- **Data provided**:

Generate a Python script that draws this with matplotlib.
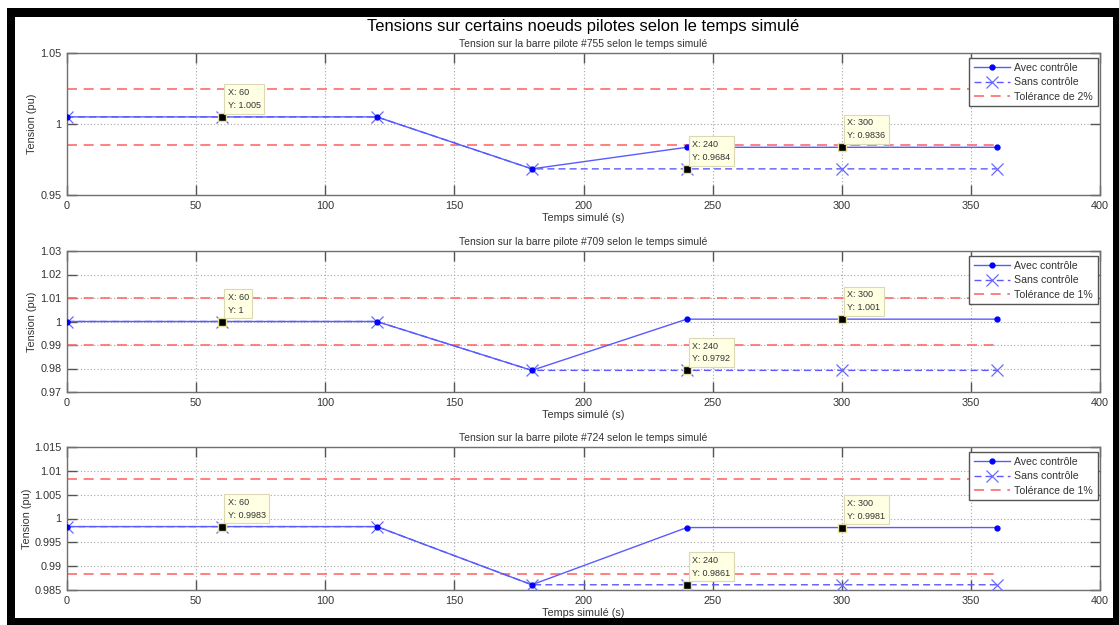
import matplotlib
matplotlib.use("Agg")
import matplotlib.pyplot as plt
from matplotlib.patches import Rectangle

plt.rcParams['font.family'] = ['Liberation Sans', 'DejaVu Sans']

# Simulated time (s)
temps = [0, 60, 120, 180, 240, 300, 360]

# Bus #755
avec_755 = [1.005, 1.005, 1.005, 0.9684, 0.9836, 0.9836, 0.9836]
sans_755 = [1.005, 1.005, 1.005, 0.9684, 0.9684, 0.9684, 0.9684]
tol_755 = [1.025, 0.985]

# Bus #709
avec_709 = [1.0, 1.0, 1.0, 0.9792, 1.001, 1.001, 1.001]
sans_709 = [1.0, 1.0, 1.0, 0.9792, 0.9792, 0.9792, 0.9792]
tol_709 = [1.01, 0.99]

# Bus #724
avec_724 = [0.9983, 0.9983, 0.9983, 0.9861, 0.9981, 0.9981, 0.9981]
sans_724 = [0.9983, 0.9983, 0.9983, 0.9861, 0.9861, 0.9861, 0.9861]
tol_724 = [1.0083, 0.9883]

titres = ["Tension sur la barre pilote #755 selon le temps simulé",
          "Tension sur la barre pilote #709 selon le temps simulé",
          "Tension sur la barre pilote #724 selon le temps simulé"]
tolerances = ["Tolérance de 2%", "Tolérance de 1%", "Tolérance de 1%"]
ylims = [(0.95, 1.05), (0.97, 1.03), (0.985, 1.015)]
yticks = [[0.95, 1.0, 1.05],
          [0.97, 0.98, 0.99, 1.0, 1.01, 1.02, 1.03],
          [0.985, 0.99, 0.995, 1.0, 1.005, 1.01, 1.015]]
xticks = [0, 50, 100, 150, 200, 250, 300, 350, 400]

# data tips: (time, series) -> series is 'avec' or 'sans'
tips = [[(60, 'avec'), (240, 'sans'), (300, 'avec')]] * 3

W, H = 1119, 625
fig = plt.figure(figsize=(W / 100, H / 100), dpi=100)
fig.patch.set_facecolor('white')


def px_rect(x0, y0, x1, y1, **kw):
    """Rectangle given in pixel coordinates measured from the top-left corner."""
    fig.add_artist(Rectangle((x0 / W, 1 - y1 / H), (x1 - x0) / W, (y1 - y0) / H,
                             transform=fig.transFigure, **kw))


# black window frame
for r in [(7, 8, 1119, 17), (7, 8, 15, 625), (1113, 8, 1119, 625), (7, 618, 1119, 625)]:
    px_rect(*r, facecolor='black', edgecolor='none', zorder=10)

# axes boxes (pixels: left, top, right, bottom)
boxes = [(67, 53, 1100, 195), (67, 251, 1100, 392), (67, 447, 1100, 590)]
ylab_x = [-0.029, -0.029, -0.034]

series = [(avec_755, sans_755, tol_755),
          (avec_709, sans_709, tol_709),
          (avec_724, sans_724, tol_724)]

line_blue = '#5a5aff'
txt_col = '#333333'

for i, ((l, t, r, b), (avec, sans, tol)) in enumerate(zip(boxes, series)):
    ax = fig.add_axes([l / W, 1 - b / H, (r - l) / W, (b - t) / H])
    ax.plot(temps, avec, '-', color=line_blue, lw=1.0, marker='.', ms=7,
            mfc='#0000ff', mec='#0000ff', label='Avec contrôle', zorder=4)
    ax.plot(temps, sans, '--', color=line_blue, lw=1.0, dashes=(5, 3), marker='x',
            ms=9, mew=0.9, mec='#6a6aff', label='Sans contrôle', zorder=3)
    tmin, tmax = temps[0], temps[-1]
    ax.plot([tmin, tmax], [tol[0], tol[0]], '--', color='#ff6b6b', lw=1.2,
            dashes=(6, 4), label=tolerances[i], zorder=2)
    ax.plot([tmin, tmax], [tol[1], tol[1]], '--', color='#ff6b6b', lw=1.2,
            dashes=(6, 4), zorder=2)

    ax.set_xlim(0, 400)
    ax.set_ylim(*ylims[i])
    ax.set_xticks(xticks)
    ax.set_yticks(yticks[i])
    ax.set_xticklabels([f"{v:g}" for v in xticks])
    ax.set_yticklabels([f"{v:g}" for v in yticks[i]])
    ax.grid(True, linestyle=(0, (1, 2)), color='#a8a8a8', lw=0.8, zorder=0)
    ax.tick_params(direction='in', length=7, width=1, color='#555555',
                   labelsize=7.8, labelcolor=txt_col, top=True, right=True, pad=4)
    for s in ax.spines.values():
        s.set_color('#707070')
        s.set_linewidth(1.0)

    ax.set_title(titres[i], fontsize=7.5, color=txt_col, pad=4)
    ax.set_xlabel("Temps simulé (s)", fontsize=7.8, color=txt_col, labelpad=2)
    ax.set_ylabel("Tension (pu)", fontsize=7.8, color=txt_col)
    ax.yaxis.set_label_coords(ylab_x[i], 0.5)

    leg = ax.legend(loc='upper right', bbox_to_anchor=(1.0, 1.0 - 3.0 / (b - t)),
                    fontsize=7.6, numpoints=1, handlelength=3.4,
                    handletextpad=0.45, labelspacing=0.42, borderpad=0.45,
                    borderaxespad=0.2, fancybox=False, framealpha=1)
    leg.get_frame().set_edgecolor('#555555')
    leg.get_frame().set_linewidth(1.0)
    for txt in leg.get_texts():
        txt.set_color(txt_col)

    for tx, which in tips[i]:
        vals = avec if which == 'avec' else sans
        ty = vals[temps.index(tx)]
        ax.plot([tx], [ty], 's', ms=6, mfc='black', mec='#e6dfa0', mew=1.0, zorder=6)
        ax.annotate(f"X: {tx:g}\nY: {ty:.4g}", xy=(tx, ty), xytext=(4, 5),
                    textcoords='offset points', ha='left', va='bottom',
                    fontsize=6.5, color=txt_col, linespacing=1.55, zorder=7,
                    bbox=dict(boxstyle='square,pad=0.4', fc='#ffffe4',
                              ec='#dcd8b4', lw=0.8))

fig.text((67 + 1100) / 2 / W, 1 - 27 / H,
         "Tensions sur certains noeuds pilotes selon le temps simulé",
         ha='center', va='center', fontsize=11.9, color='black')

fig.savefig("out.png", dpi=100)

- **Task statement**:
Write out exactly the lines between the start of the data and the line with "tol_709 = [1.01, 0.99]", including both, but none of the pictures.

- **Exercise answer**:
Generate a Python script that draws this with matplotlib.
import matplotlib
matplotlib.use("Agg")
import matplotlib.pyplot as plt
from matplotlib.patches import Rectangle

plt.rcParams['font.family'] = ['Liberation Sans', 'DejaVu Sans']

# Simulated time (s)
temps = [0, 60, 120, 180, 240, 300, 360]

# Bus #755
avec_755 = [1.005, 1.005, 1.005, 0.9684, 0.9836, 0.9836, 0.9836]
sans_755 = [1.005, 1.005, 1.005, 0.9684, 0.9684, 0.9684, 0.9684]
tol_755 = [1.025, 0.985]

# Bus #709
avec_709 = [1.0, 1.0, 1.0, 0.9792, 1.001, 1.001, 1.001]
sans_709 = [1.0, 1.0, 1.0, 0.9792, 0.9792, 0.9792, 0.9792]
tol_709 = [1.01, 0.99]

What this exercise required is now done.